Repeat the entries below exactly as they appear, with no pictures.
-------- Record list --------
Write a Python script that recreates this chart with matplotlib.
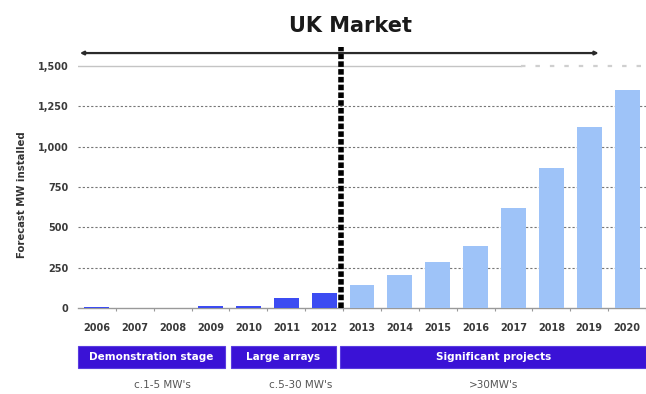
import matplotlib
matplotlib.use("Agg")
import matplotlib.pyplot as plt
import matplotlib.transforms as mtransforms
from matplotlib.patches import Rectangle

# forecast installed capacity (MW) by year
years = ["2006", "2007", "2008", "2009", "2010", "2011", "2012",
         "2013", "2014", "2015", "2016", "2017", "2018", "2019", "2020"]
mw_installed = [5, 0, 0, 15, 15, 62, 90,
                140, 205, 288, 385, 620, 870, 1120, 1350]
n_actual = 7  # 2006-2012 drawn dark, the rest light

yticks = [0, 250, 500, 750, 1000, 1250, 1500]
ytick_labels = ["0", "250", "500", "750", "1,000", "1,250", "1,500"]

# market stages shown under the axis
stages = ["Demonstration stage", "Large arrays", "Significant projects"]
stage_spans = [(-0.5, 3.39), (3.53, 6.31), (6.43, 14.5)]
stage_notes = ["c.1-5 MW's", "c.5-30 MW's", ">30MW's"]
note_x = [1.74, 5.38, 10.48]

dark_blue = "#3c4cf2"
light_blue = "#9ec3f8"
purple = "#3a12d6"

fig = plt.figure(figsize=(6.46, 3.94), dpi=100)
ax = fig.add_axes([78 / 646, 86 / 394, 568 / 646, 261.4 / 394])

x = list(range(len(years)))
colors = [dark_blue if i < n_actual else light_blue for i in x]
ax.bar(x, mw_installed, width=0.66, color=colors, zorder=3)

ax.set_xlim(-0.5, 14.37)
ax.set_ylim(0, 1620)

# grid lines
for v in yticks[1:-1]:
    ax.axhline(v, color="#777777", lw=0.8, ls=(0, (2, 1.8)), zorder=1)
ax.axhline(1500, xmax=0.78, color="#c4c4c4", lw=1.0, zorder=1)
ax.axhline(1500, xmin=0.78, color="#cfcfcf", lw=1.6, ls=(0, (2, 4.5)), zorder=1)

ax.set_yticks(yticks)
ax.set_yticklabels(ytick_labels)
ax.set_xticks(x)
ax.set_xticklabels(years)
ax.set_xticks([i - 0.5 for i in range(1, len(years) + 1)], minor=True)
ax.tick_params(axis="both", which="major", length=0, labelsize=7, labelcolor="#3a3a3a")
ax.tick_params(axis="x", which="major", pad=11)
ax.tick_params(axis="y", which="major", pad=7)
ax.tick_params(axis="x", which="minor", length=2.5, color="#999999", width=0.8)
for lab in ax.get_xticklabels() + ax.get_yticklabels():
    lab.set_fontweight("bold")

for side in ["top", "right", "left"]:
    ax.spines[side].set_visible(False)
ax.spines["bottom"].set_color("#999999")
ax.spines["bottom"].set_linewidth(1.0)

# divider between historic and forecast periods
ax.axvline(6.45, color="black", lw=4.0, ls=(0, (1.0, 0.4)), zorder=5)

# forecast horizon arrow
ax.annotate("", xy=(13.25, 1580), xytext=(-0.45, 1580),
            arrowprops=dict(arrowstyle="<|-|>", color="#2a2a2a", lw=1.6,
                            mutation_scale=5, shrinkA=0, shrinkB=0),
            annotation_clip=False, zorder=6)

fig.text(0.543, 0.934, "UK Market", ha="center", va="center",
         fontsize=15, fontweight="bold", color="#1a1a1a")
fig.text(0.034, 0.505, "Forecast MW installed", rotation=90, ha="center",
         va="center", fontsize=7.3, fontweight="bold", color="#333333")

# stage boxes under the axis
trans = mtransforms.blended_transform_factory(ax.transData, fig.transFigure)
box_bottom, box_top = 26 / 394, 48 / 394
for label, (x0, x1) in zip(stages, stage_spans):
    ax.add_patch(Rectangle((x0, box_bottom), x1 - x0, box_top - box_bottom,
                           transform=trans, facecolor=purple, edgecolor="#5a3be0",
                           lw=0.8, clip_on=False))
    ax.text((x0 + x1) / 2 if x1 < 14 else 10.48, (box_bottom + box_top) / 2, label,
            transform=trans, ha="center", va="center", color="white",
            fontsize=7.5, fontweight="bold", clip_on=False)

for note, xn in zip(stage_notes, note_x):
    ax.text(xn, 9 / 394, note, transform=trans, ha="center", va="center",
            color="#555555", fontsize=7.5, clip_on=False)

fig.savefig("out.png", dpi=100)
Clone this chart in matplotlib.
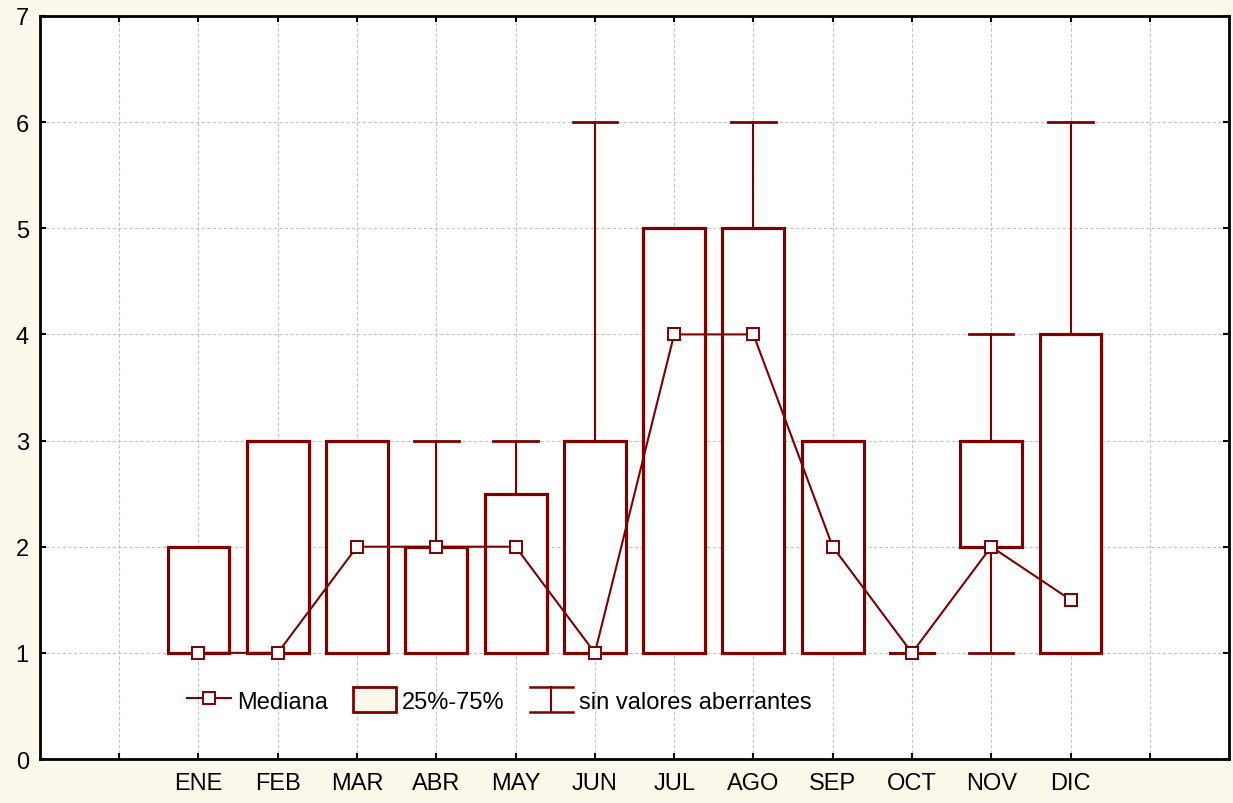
--------
Finished exercise:
Write a Python script that recreates this chart with matplotlib.
import matplotlib
matplotlib.use("Agg")
import matplotlib.pyplot as plt
import matplotlib.transforms as mtransforms
from matplotlib.patches import Rectangle

# forecast installed capacity (MW) by year
years = ["2006", "2007", "2008", "2009", "2010", "2011", "2012",
         "2013", "2014", "2015", "2016", "2017", "2018", "2019", "2020"]
mw_installed = [5, 0, 0, 15, 15, 62, 90,
                140, 205, 288, 385, 620, 870, 1120, 1350]
n_actual = 7  # 2006-2012 drawn dark, the rest light

yticks = [0, 250, 500, 750, 1000, 1250, 1500]
ytick_labels = ["0", "250", "500", "750", "1,000", "1,250", "1,500"]

# market stages shown under the axis
stages = ["Demonstration stage", "Large arrays", "Significant projects"]
stage_spans = [(-0.5, 3.39), (3.53, 6.31), (6.43, 14.5)]
stage_notes = ["c.1-5 MW's", "c.5-30 MW's", ">30MW's"]
note_x = [1.74, 5.38, 10.48]

dark_blue = "#3c4cf2"
light_blue = "#9ec3f8"
purple = "#3a12d6"

fig = plt.figure(figsize=(6.46, 3.94), dpi=100)
ax = fig.add_axes([78 / 646, 86 / 394, 568 / 646, 261.4 / 394])

x = list(range(len(years)))
colors = [dark_blue if i < n_actual else light_blue for i in x]
ax.bar(x, mw_installed, width=0.66, color=colors, zorder=3)

ax.set_xlim(-0.5, 14.37)
ax.set_ylim(0, 1620)

# grid lines
for v in yticks[1:-1]:
    ax.axhline(v, color="#777777", lw=0.8, ls=(0, (2, 1.8)), zorder=1)
ax.axhline(1500, xmax=0.78, color="#c4c4c4", lw=1.0, zorder=1)
ax.axhline(1500, xmin=0.78, color="#cfcfcf", lw=1.6, ls=(0, (2, 4.5)), zorder=1)

ax.set_yticks(yticks)
ax.set_yticklabels(ytick_labels)
ax.set_xticks(x)
ax.set_xticklabels(years)
ax.set_xticks([i - 0.5 for i in range(1, len(years) + 1)], minor=True)
ax.tick_params(axis="both", which="major", length=0, labelsize=7, labelcolor="#3a3a3a")
ax.tick_params(axis="x", which="major", pad=11)
ax.tick_params(axis="y", which="major", pad=7)
ax.tick_params(axis="x", which="minor", length=2.5, color="#999999", width=0.8)
for lab in ax.get_xticklabels() + ax.get_yticklabels():
    lab.set_fontweight("bold")

for side in ["top", "right", "left"]:
    ax.spines[side].set_visible(False)
ax.spines["bottom"].set_color("#999999")
ax.spines["bottom"].set_linewidth(1.0)

# divider between historic and forecast periods
ax.axvline(6.45, color="black", lw=4.0, ls=(0, (1.0, 0.4)), zorder=5)

# forecast horizon arrow
ax.annotate("", xy=(13.25, 1580), xytext=(-0.45, 1580),
            arrowprops=dict(arrowstyle="<|-|>", color="#2a2a2a", lw=1.6,
                            mutation_scale=5, shrinkA=0, shrinkB=0),
            annotation_clip=False, zorder=6)

fig.text(0.543, 0.934, "UK Market", ha="center", va="center",
         fontsize=15, fontweight="bold", color="#1a1a1a")
fig.text(0.034, 0.505, "Forecast MW installed", rotation=90, ha="center",
         va="center", fontsize=7.3, fontweight="bold", color="#333333")

# stage boxes under the axis
trans = mtransforms.blended_transform_factory(ax.transData, fig.transFigure)
box_bottom, box_top = 26 / 394, 48 / 394
for label, (x0, x1) in zip(stages, stage_spans):
    ax.add_patch(Rectangle((x0, box_bottom), x1 - x0, box_top - box_bottom,
                           transform=trans, facecolor=purple, edgecolor="#5a3be0",
                           lw=0.8, clip_on=False))
    ax.text((x0 + x1) / 2 if x1 < 14 else 10.48, (box_bottom + box_top) / 2, label,
            transform=trans, ha="center", va="center", color="white",
            fontsize=7.5, fontweight="bold", clip_on=False)

for note, xn in zip(stage_notes, note_x):
    ax.text(xn, 9 / 394, note, transform=trans, ha="center", va="center",
            color="#555555", fontsize=7.5, clip_on=False)

fig.savefig("out.png", dpi=100)
Clone this chart in matplotlib.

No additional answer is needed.